1793. War with France,—drain of gold,—Bank contracts,—panic,—failures throughout the country,—universal hoarding,—one hundred country banks stop,—notes as low as five pounds first issued,—general fall of prices.
1796. An Order in Council suspends specie payment by the Bank.
1799. Numerous failures,—chiefly on the Continent. The pressure in England relieved by an issue of Exchequer bills.
1807-9. Great speculations in flax, hemp, silk, wool, etc.
1810. Recoil of speculation,—extensive failures, and great demand for money.
1811. Parliament adopts a resolution declaring a one-pound note and a shilling legal tender for a guinea.
1814-16. Heavy losses and bankruptcies,—failure of two hundred and forty country banks,—the distress and suffering of the people compared to that in France after the bursting of the Mississippi Scheme.
1819. Law passed for the resumption of specie payments in 1823,—after a suspension of twenty-seven years.
1822. Great commercial depression throughout Europe,—agricultural distress,—famine in Ireland.
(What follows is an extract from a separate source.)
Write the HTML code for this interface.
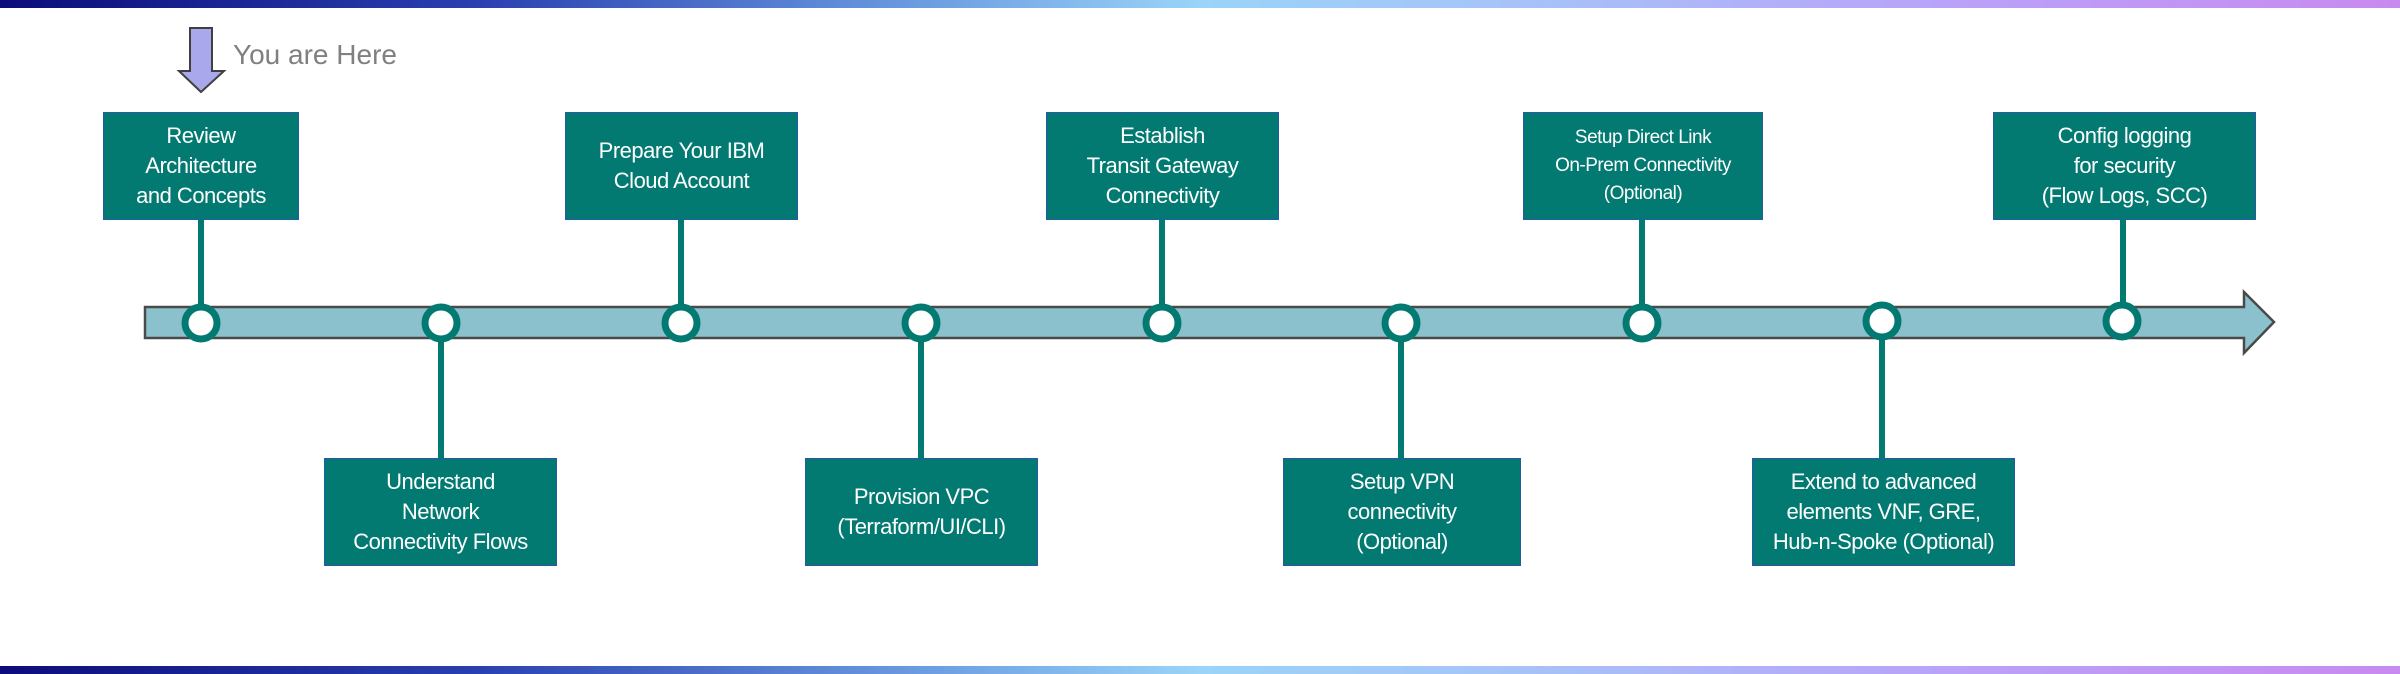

1824. Speculations in scrips and shares of foreign loans and new companies, to a fabulous amount.
1825. Recoil of the speculations,—run upon the banks,—seventy banks stop,—a drain of gold exhausts the bullion of the Bank.
1826. Depression of trade,—government advances Exchequer bills to the Bank.
1832. A run for gold,—bullion in the Bank again alarmingly reduced.
1834-7. Jackson vs. Biddle in America produces considerable derangements in England,—drain of gold,—great alternate contractions and expansions,—severe mercantile distress.